_Information supplied_
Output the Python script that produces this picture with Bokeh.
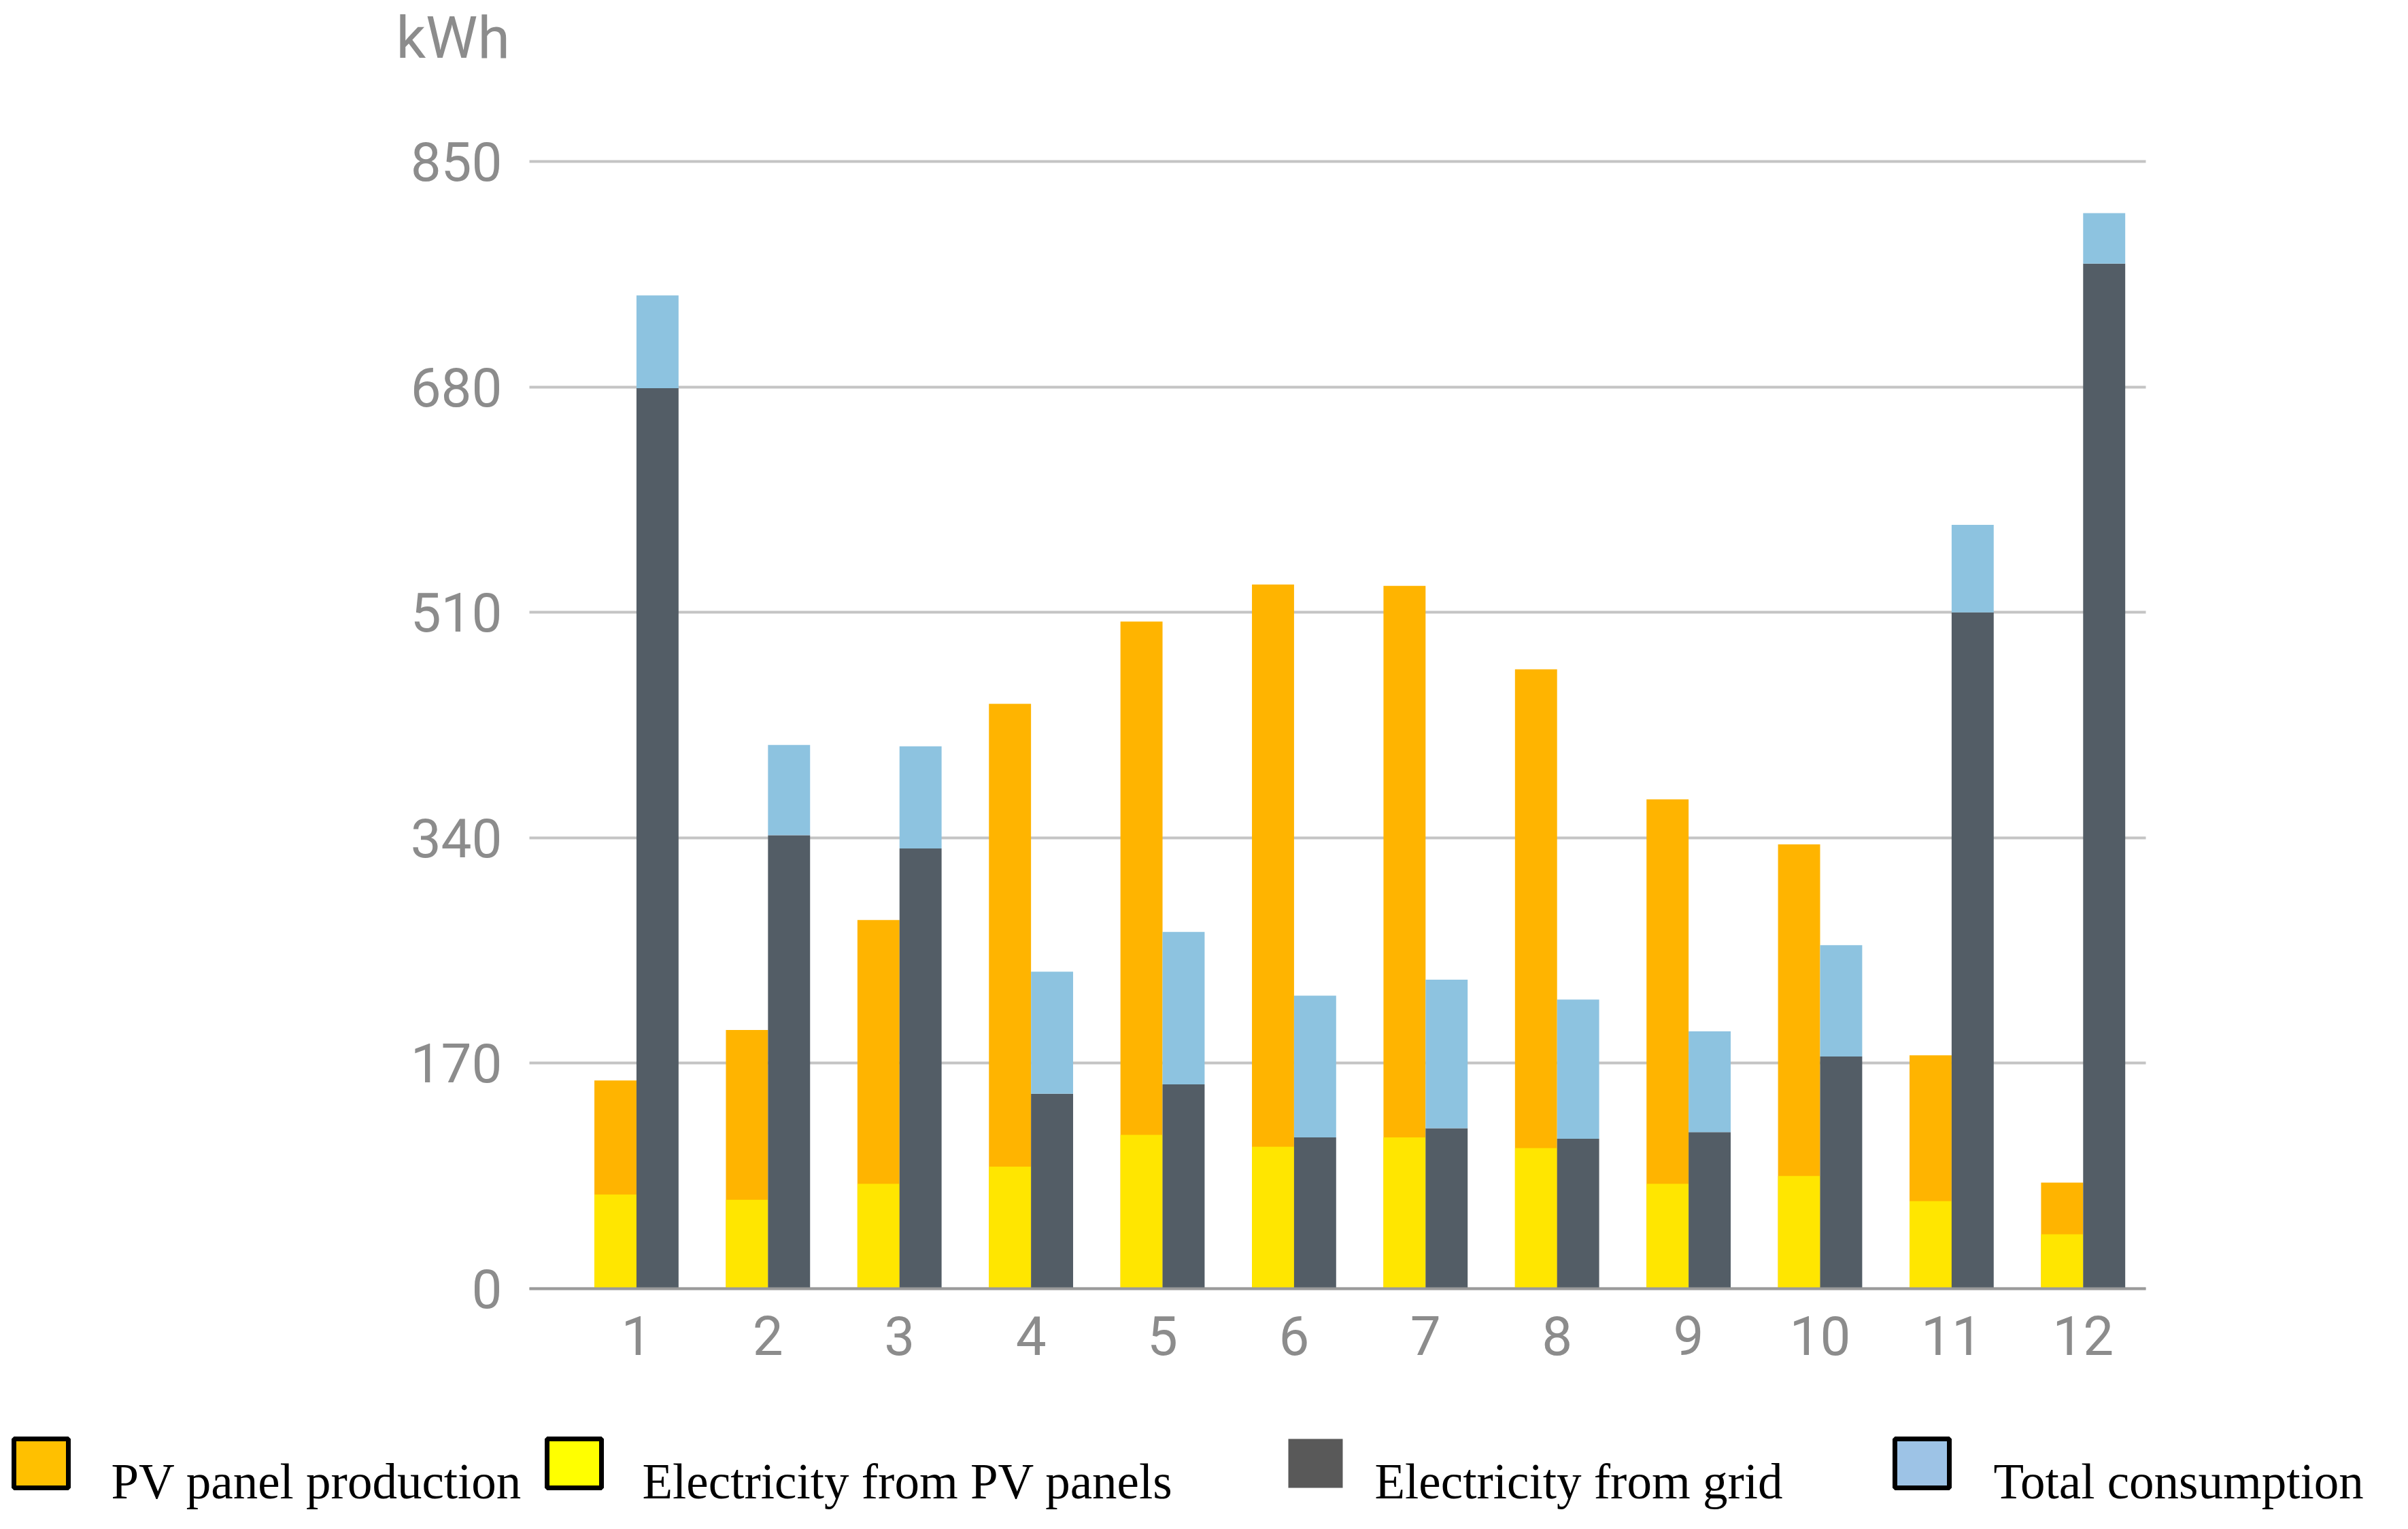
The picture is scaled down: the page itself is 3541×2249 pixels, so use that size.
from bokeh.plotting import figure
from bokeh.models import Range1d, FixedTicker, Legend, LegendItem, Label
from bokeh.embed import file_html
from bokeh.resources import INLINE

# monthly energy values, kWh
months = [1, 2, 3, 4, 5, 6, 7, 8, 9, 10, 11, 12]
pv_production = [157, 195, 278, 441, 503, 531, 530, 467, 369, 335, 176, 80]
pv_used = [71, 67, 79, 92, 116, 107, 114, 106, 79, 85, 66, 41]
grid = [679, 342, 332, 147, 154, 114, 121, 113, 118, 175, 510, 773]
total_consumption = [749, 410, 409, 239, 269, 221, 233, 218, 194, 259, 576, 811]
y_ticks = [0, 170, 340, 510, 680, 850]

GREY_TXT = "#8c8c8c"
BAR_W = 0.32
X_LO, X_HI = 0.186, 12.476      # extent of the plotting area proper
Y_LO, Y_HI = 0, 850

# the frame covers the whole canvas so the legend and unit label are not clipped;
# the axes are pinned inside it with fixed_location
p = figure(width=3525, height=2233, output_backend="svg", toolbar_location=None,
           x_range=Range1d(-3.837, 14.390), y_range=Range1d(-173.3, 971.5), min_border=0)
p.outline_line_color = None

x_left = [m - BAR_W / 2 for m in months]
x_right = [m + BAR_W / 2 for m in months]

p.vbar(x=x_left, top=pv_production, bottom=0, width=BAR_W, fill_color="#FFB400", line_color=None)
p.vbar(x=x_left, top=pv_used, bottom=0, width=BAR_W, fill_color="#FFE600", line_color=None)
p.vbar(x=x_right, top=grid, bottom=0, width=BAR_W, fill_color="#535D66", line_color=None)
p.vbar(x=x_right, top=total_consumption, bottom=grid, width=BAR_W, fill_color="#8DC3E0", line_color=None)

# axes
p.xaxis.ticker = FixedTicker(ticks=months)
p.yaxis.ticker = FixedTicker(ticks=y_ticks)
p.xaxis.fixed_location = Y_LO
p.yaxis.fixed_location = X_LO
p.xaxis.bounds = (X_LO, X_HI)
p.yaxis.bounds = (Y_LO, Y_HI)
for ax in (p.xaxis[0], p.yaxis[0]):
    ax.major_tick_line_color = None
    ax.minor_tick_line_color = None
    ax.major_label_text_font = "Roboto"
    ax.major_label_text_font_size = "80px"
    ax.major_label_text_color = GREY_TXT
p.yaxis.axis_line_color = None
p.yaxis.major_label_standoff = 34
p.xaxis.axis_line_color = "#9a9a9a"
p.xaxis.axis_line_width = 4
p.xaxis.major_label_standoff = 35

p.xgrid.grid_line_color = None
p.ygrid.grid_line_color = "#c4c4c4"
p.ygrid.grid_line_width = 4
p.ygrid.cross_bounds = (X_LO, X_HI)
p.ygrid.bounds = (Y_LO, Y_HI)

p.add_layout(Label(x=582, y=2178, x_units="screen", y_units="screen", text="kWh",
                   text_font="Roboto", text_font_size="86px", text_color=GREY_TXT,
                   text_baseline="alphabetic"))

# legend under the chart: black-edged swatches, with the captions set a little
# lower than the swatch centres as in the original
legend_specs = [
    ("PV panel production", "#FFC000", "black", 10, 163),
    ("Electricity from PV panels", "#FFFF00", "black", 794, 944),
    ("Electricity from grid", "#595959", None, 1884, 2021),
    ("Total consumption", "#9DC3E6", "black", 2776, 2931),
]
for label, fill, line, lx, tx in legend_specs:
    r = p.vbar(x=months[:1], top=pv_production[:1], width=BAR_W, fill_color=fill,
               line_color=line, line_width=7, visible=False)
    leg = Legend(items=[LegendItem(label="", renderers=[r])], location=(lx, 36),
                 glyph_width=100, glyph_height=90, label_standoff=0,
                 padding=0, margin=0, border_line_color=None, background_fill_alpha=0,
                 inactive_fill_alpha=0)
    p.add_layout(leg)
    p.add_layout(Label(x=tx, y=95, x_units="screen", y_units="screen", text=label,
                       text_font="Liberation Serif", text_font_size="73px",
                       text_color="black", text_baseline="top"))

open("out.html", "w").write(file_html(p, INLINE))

_Task_
Reproduce the listing word for word and omit its pictures.

_Reply to the exercise_
Output the Python script that produces this picture with Bokeh.
The picture is scaled down: the page itself is 3541×2249 pixels, so use that size.
from bokeh.plotting import figure
from bokeh.models import Range1d, FixedTicker, Legend, LegendItem, Label
from bokeh.embed import file_html
from bokeh.resources import INLINE

# monthly energy values, kWh
months = [1, 2, 3, 4, 5, 6, 7, 8, 9, 10, 11, 12]
pv_production = [157, 195, 278, 441, 503, 531, 530, 467, 369, 335, 176, 80]
pv_used = [71, 67, 79, 92, 116, 107, 114, 106, 79, 85, 66, 41]
grid = [679, 342, 332, 147, 154, 114, 121, 113, 118, 175, 510, 773]
total_consumption = [749, 410, 409, 239, 269, 221, 233, 218, 194, 259, 576, 811]
y_ticks = [0, 170, 340, 510, 680, 850]

GREY_TXT = "#8c8c8c"
BAR_W = 0.32
X_LO, X_HI = 0.186, 12.476      # extent of the plotting area proper
Y_LO, Y_HI = 0, 850

# the frame covers the whole canvas so the legend and unit label are not clipped;
# the axes are pinned inside it with fixed_location
p = figure(width=3525, height=2233, output_backend="svg", toolbar_location=None,
           x_range=Range1d(-3.837, 14.390), y_range=Range1d(-173.3, 971.5), min_border=0)
p.outline_line_color = None

x_left = [m - BAR_W / 2 for m in months]
x_right = [m + BAR_W / 2 for m in months]

p.vbar(x=x_left, top=pv_production, bottom=0, width=BAR_W, fill_color="#FFB400", line_color=None)
p.vbar(x=x_left, top=pv_used, bottom=0, width=BAR_W, fill_color="#FFE600", line_color=None)
p.vbar(x=x_right, top=grid, bottom=0, width=BAR_W, fill_color="#535D66", line_color=None)
p.vbar(x=x_right, top=total_consumption, bottom=grid, width=BAR_W, fill_color="#8DC3E0", line_color=None)

# axes
p.xaxis.ticker = FixedTicker(ticks=months)
p.yaxis.ticker = FixedTicker(ticks=y_ticks)
p.xaxis.fixed_location = Y_LO
p.yaxis.fixed_location = X_LO
p.xaxis.bounds = (X_LO, X_HI)
p.yaxis.bounds = (Y_LO, Y_HI)
for ax in (p.xaxis[0], p.yaxis[0]):
    ax.major_tick_line_color = None
    ax.minor_tick_line_color = None
    ax.major_label_text_font = "Roboto"
    ax.major_label_text_font_size = "80px"
    ax.major_label_text_color = GREY_TXT
p.yaxis.axis_line_color = None
p.yaxis.major_label_standoff = 34
p.xaxis.axis_line_color = "#9a9a9a"
p.xaxis.axis_line_width = 4
p.xaxis.major_label_standoff = 35

p.xgrid.grid_line_color = None
p.ygrid.grid_line_color = "#c4c4c4"
p.ygrid.grid_line_width = 4
p.ygrid.cross_bounds = (X_LO, X_HI)
p.ygrid.bounds = (Y_LO, Y_HI)

p.add_layout(Label(x=582, y=2178, x_units="screen", y_units="screen", text="kWh",
                   text_font="Roboto", text_font_size="86px", text_color=GREY_TXT,
                   text_baseline="alphabetic"))

# legend under the chart: black-edged swatches, with the captions set a little
# lower than the swatch centres as in the original
legend_specs = [
    ("PV panel production", "#FFC000", "black", 10, 163),
    ("Electricity from PV panels", "#FFFF00", "black", 794, 944),
    ("Electricity from grid", "#595959", None, 1884, 2021),
    ("Total consumption", "#9DC3E6", "black", 2776, 2931),
]
for label, fill, line, lx, tx in legend_specs:
    r = p.vbar(x=months[:1], top=pv_production[:1], width=BAR_W, fill_color=fill,
               line_color=line, line_width=7, visible=False)
    leg = Legend(items=[LegendItem(label="", renderers=[r])], location=(lx, 36),
                 glyph_width=100, glyph_height=90, label_standoff=0,
                 padding=0, margin=0, border_line_color=None, background_fill_alpha=0,
                 inactive_fill_alpha=0)
    p.add_layout(leg)
    p.add_layout(Label(x=tx, y=95, x_units="screen", y_units="screen", text=label,
                       text_font="Liberation Serif", text_font_size="73px",
                       text_color="black", text_baseline="top"))

open("out.html", "w").write(file_html(p, INLINE))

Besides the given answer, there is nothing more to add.